Nick Jaina Time is a podcast featuring the words and music of Nick Jaina. Nick reads from his book Get It While You Can over an original soundtrack. Find it on iTunes, Stitcher, and wherever you get podcasts.

Nick Jaina Time is a podcast featuring the words and music of Nick Jaina. Nick reads from his book Get It While You Can over an original soundtrack. Find it on iTunes, Stitcher, and wherever you get podcasts.

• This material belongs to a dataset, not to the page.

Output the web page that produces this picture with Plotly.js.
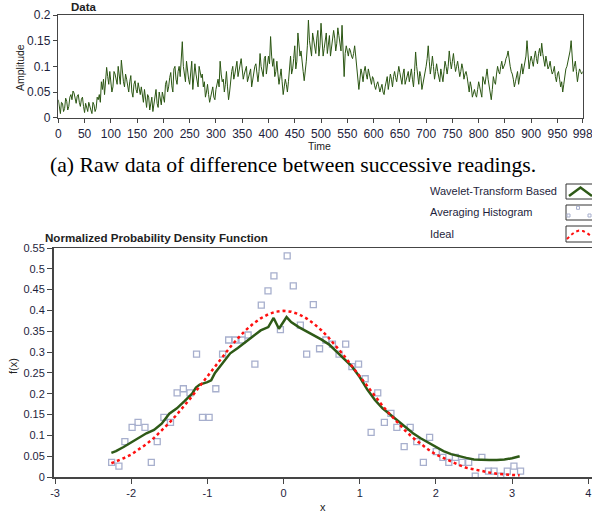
<!DOCTYPE html>
<html><head><meta charset="utf-8">
<script src="https://cdn.plot.ly/plotly-3.0.1.min.js"></script>
<style>html,body{margin:0;padding:0;background:#fff;overflow:hidden;} #chart{width:592px;height:515px;}</style>
</head><body><div id="chart"></div>
<script>
// ---- Top chart: raw data (sampled every 2 time units, t = 0..998) ----
const timeStart = 0;
const timeStep = 2;
const amplitude = [
0.035,0.020,0.008,0.030,0.028,0.012,0.018,0.038,0.032,0.015,0.022,0.040,0.045,0.035,0.052,0.048,0.038,0.028,0.042,0.045,0.030,0.022,0.036,0.040,0.022,0.010,0.028,0.022,0.012,0.030,0.020,0.015,0.008,0.030,0.025,0.012,0.018,0.040,0.035,0.045,0.030,0.070,0.055,0.075,0.045,0.070,0.098,0.080,0.065,0.090,
0.075,0.050,0.060,0.090,0.085,0.070,0.065,0.100,0.080,0.065,0.112,0.080,0.070,0.060,0.085,0.075,0.060,0.050,0.070,0.082,0.050,0.040,0.065,0.072,0.055,0.048,0.068,0.058,0.045,0.060,0.040,0.030,0.055,0.035,0.020,0.045,0.040,0.015,0.030,0.040,0.012,0.025,0.045,0.055,0.028,0.020,0.050,0.035,0.025,0.050,
0.040,0.030,0.065,0.072,0.050,0.060,0.078,0.088,0.062,0.050,0.095,0.100,0.075,0.065,0.090,0.100,0.080,0.110,0.148,0.100,0.085,0.070,0.110,0.090,0.075,0.065,0.095,0.110,0.055,0.075,0.105,0.085,0.070,0.060,0.100,0.090,0.078,0.085,0.060,0.070,0.040,0.050,0.065,0.045,0.030,0.040,0.050,0.060,0.040,0.035,
0.055,0.065,0.075,0.060,0.110,0.085,0.070,0.075,0.050,0.065,0.090,0.060,0.035,0.050,0.080,0.090,0.100,0.075,0.085,0.100,0.110,0.080,0.090,0.100,0.115,0.095,0.075,0.085,0.095,0.100,0.070,0.080,0.085,0.095,0.060,0.075,0.090,0.100,0.105,0.085,0.070,0.090,0.125,0.100,0.090,0.080,0.115,0.120,0.085,0.100,
0.120,0.105,0.158,0.120,0.100,0.115,0.080,0.090,0.110,0.085,0.065,0.080,0.095,0.070,0.045,0.060,0.075,0.065,0.050,0.070,0.100,0.120,0.085,0.095,0.115,0.140,0.095,0.110,0.165,0.135,0.120,0.130,0.100,0.090,0.072,0.090,0.110,0.140,0.190,0.150,0.130,0.120,0.165,0.150,0.140,0.125,0.155,0.170,0.120,0.140,
0.184,0.140,0.120,0.135,0.150,0.165,0.125,0.140,0.160,0.120,0.135,0.150,0.170,0.155,0.130,0.145,0.175,0.160,0.145,0.130,0.180,0.110,0.080,0.125,0.140,0.130,0.120,0.135,0.130,0.120,0.115,0.125,0.140,0.120,0.100,0.080,0.055,0.075,0.095,0.085,0.070,0.090,0.100,0.085,0.075,0.095,0.085,0.070,0.065,0.080,
0.075,0.062,0.055,0.065,0.070,0.060,0.050,0.058,0.065,0.050,0.045,0.060,0.070,0.080,0.055,0.070,0.085,0.075,0.060,0.080,0.090,0.078,0.070,0.085,0.100,0.088,0.075,0.065,0.085,0.095,0.065,0.072,0.080,0.090,0.070,0.080,0.095,0.075,0.060,0.090,0.128,0.100,0.075,0.065,0.090,0.080,0.055,0.065,0.080,0.090,
0.100,0.115,0.140,0.110,0.085,0.100,0.120,0.100,0.075,0.090,0.105,0.090,0.080,0.070,0.095,0.085,0.070,0.090,0.110,0.100,0.085,0.100,0.130,0.110,0.095,0.110,0.125,0.105,0.090,0.100,0.110,0.095,0.080,0.090,0.105,0.095,0.075,0.085,0.090,0.080,0.065,0.050,0.070,0.060,0.040,0.050,0.055,0.045,0.040,0.055,
0.070,0.060,0.050,0.040,0.080,0.070,0.065,0.080,0.095,0.075,0.060,0.050,0.035,0.055,0.080,0.070,0.065,0.085,0.100,0.090,0.085,0.100,0.110,0.095,0.100,0.105,0.115,0.120,0.130,0.110,0.100,0.090,0.085,0.075,0.060,0.070,0.080,0.090,0.065,0.078,0.095,0.105,0.085,0.100,0.110,0.120,0.150,0.110,0.095,0.110,
0.120,0.110,0.100,0.118,0.130,0.115,0.105,0.125,0.135,0.120,0.145,0.125,0.110,0.100,0.120,0.105,0.095,0.100,0.110,0.095,0.085,0.090,0.100,0.080,0.070,0.085,0.090,0.075,0.060,0.070,0.050,0.065,0.085,0.095,0.100,0.110,0.120,0.130,0.150,0.120,0.090,0.100,0.110,0.090,0.070,0.085,0.095,0.090,0.085,0.090
];
const timeTicks = [0,50,100,150,200,250,300,350,400,450,500,550,600,650,700,750,800,850,900,950,998];
const ampTicks = [0,0.05,0.1,0.15,0.2];

// ---- Bottom chart: PDFs ----
const waveletX = [-2.26,-2.2,-2.1,-2.0,-1.9,-1.8,-1.7,-1.6,-1.5,-1.4,-1.3,-1.2,-1.15,-1.1,-1.0,-0.95,-0.9,-0.8,-0.7,-0.6,-0.5,-0.4,-0.3,-0.2,-0.13,-0.06,0.04,0.1,0.2,0.3,0.4,0.5,0.6,0.7,0.8,0.9,1.0,1.1,1.2,1.3,1.4,1.5,1.6,1.7,1.8,1.9,2.0,2.1,2.2,2.3,2.4,2.5,2.6,2.7,2.8,2.9,3.0,3.1];
const waveletY = [0.058,0.062,0.072,0.083,0.095,0.105,0.113,0.128,0.152,0.165,0.182,0.200,0.215,0.222,0.228,0.232,0.250,0.275,0.297,0.310,0.325,0.338,0.352,0.360,0.382,0.356,0.384,0.372,0.360,0.350,0.342,0.330,0.318,0.300,0.283,0.265,0.240,0.210,0.185,0.165,0.150,0.135,0.118,0.105,0.093,0.082,0.071,0.062,0.055,0.050,0.046,0.042,0.041,0.041,0.041,0.042,0.045,0.050];

const idealX = [-2.26,-2.2,-2.1,-2.0,-1.9,-1.8,-1.7,-1.6,-1.5,-1.4,-1.3,-1.2,-1.1,-1.0,-0.9,-0.8,-0.7,-0.6,-0.5,-0.4,-0.3,-0.2,-0.1,0.0,0.1,0.2,0.3,0.4,0.5,0.6,0.7,0.8,0.9,1.0,1.1,1.2,1.3,1.4,1.5,1.6,1.7,1.8,1.9,2.0,2.1,2.2,2.3,2.4,2.5,2.6,2.7,2.8,2.9,3.0,3.1];
const idealY = [0.033,0.037,0.045,0.054,0.066,0.079,0.094,0.111,0.130,0.150,0.171,0.194,0.218,0.242,0.266,0.290,0.312,0.333,0.352,0.368,0.381,0.391,0.397,0.399,0.397,0.391,0.381,0.368,0.352,0.333,0.312,0.290,0.266,0.242,0.218,0.194,0.171,0.150,0.130,0.111,0.094,0.079,0.066,0.054,0.045,0.036,0.029,0.022,0.018,0.014,0.011,0.008,0.006,0.005,0.004];

const histX = [-2.257,-2.161,-2.083,-1.988,-1.91,-1.819,-1.736,-1.658,-1.571,-1.484,-1.397,-1.315,-1.228,-1.142,-1.064,-0.977,-0.889,-0.80,-0.72,-0.635,-0.545,-0.465,-0.376,-0.292,-0.204,-0.126,-0.041,0.048,0.128,0.221,0.304,0.391,0.473,0.556,0.642,0.729,0.816,0.898,0.985,1.072,1.15,1.237,1.324,1.41,1.488,1.584,1.663,1.749,1.836,1.918,2.005,2.092,2.17,2.257,2.344,2.431,2.517,2.604,2.691,2.764,2.852,2.938,3.025,3.112];
const histY = [0.035,0.026,0.085,0.119,0.131,0.119,0.035,0.085,0.143,0.131,0.202,0.212,0.202,0.295,0.143,0.143,0.212,0.295,0.329,0.329,0.329,0.341,0.271,0.413,0.447,0.483,0.354,0.531,0.459,0.365,0.295,0.414,0.308,0.329,0.319,0.295,0.319,0.265,0.271,0.236,0.107,0.202,0.131,0.153,0.119,0.073,0.119,0.085,0.035,0.095,0.061,0.047,0.035,0.047,0.035,0.035,0.002,0.047,0.014,0.014,0.002,0.014,0.026,0.014];
const pdfXTicks = [-3,-2,-1,0,1,2,3,4];
const pdfYTicks = [0,0.05,0.1,0.15,0.2,0.25,0.3,0.35,0.4,0.45,0.5,0.55];

const legendLabels = ['Wavelet-Transform Based','Averaging Histogram','Ideal'];

// ---- helpers ----
const W = 592, H = 515;
const px = x => x / W;
const py = y => 1 - y / H;
const SANS = 'Liberation Sans, Arial, sans-serif';
const TXT = '#1e1e3c';
const topTick = {family: SANS, size: 12, color: TXT};
const botTick = {family: SANS, size: 11, color: TXT};

const traces = [
  {x0: timeStart, dx: timeStep, y: amplitude, type: 'scatter', mode: 'lines', xaxis: 'x', yaxis: 'y',
   line: {color: '#2b5613', width: 1}, showlegend: false, hoverinfo: 'skip'},
  {x: histX, y: histY, type: 'scatter', mode: 'markers', xaxis: 'x2', yaxis: 'y2',
   marker: {symbol: 'square-open', size: 6, color: '#a7afcd', line: {width: 1.3}}, showlegend: false},
  {x: waveletX, y: waveletY, type: 'scatter', mode: 'lines', xaxis: 'x2', yaxis: 'y2',
   line: {color: '#2e5a17', width: 2.5}, showlegend: false},
  {x: idealX, y: idealY, type: 'scatter', mode: 'lines', xaxis: 'x2', yaxis: 'y2',
   line: {color: '#ff1010', width: 2.5, dash: 'dot'}, showlegend: false}
];

const axisCommon = {showgrid: false, zeroline: false, showline: true, linecolor: '#454545', linewidth: 1.5,
  ticks: 'outside', ticklen: 5, tickwidth: 1, tickcolor: '#454545', ticklabeloverflow: 'allow'};

const pathFrom = pts => pts.map((p, i) => (i ? 'L ' : 'M ') + px(p[0]) + ',' + py(p[1])).join(' ');

const shapes = [
  {type: 'rect', xref: 'paper', yref: 'paper', x0: px(566), x1: px(604), y0: py(199), y1: py(184), line: {color: '#333', width: 1}, fillcolor: '#fff'},
  {type: 'rect', xref: 'paper', yref: 'paper', x0: px(566), x1: px(604), y0: py(220), y1: py(205), line: {color: '#333', width: 1}, fillcolor: '#fff'},
  {type: 'rect', xref: 'paper', yref: 'paper', x0: px(566), x1: px(604), y0: py(242), y1: py(226), line: {color: '#333', width: 1}, fillcolor: '#fff'},
  {type: 'path', xref: 'paper', yref: 'paper', path: pathFrom([[569,196],[580.5,187.5],[592,196]]), line: {color: '#2e5a17', width: 2.5}},
  {type: 'path', xref: 'paper', yref: 'paper', path: pathFrom([[567,239],[571,235],[575,232],[579,230.5],[583,231],[587,233],[591,236]]), line: {color: '#ff1010', width: 2, dash: 'dot'}}
];
[[568.5,215.5],[578,207.8],[589.5,215.5]].forEach(c => shapes.push({type: 'rect', xref: 'paper', yref: 'paper',
  x0: px(c[0]-1.5), x1: px(c[0]+1.5), y0: py(c[1]+1.5), y1: py(c[1]-1.5), line: {color: '#a7afcd', width: 1}}));

const ann = (text, x, y, opts) => Object.assign({text: text, x: px(x), y: py(y), xref: 'paper', yref: 'paper',
  showarrow: false, xanchor: 'center', yanchor: 'middle', font: {family: SANS, size: 11, color: TXT}}, opts || {});

const annotations = [
  ann('Data', 69, 6.5, {xanchor: 'left', font: {family: SANS, size: 11.5, color: '#222', weight: 'bold'}}),
  ann('Amplitude', 20.5, 67.5, {textangle: -90, font: {family: SANS, size: 10.5, color: '#222'}}),
  ann('Time', 319, 146, {font: {family: SANS, size: 10.5, color: '#222'}}),
  ann('(a) Raw data of difference between successive readings.', 292.5, 165,
      {font: {family: 'Liberation Serif, Times New Roman, serif', size: 21.7, color: '#000'}}),
  ann(legendLabels[0], 428, 191, {xanchor: 'left'}),
  ann(legendLabels[1], 428, 212.3, {xanchor: 'left'}),
  ann(legendLabels[2], 428, 234.3, {xanchor: 'left'}),
  ann('Normalized Probability Density Function', 43, 237.5, {xanchor: 'left', font: {family: SANS, size: 11.6, color: '#222', weight: 'bold'}}),
  ann('f(x)', 13, 366, {textangle: -90, font: {family: SANS, size: 11, color: '#222'}}),
  ann('x', 322.7, 506.5, {font: {family: SANS, size: 11, color: '#222'}})
];

const layout = {
  width: W, height: H, margin: {l: 0, r: 0, t: 0, b: 0},
  paper_bgcolor: '#fff', plot_bgcolor: '#fff', showlegend: false,
  xaxis: Object.assign({}, axisCommon, {domain: [px(58.3), px(582.7)], range: [0, 998], anchor: 'y',
    tickvals: timeTicks, ticktext: timeTicks.map(String), tickfont: topTick, mirror: true, ticklen: 4}),
  yaxis: Object.assign({}, axisCommon, {domain: [py(117.7), py(15)], range: [0, 0.2], anchor: 'x',
    tickvals: ampTicks, ticktext: ampTicks.map(String), tickfont: topTick, mirror: true, ticklen: 4}),
  xaxis2: Object.assign({}, axisCommon, {domain: [px(53.5), 1], range: [-3.02, 4.05], anchor: 'y2',
    tickvals: pdfXTicks, ticktext: pdfXTicks.map(String), tickfont: botTick, mirror: true}),
  yaxis2: Object.assign({}, axisCommon, {domain: [py(477), py(248)], range: [0, 0.55], anchor: 'x2',
    tickvals: pdfYTicks, ticktext: pdfYTicks.map(String), tickfont: botTick}),
  shapes: shapes,
  annotations: annotations
};

Plotly.newPlot('chart', traces, layout, {displayModeBar: false, staticPlot: true});
</script>
</body></html>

Nick's live performance is an amalgamation of all he has learned from composing for dance and film, all the songs he wrote while touring the country with his band, and all the stories he has compiled in his book. It is a rare combination of storytelling and song. It is not like a normal music show or a reading. Nick loops electric guitar passages, mixing in sounds from distant rocket launches played from his phone into the pickups of his guitar. After creating a bed of sound, he reads short passages from his book, such as unsent love letters, or chronicles of Don Quixote-like figures who tried to sail across oceans. The performance is soulful and engaging. The stories alternate between funny and beautiful. The format is almost like a podcast such as Radiolab or This American Life, reaching the listener on many different emotional and intellectual levels.

The performance lasts about an hour. It is always different, woven together based on the feeling in the room and the things that Nick is excited about. Many people feel healed after, like they have visited church and gotten the gears of their heart set in order.

More details on the tour page.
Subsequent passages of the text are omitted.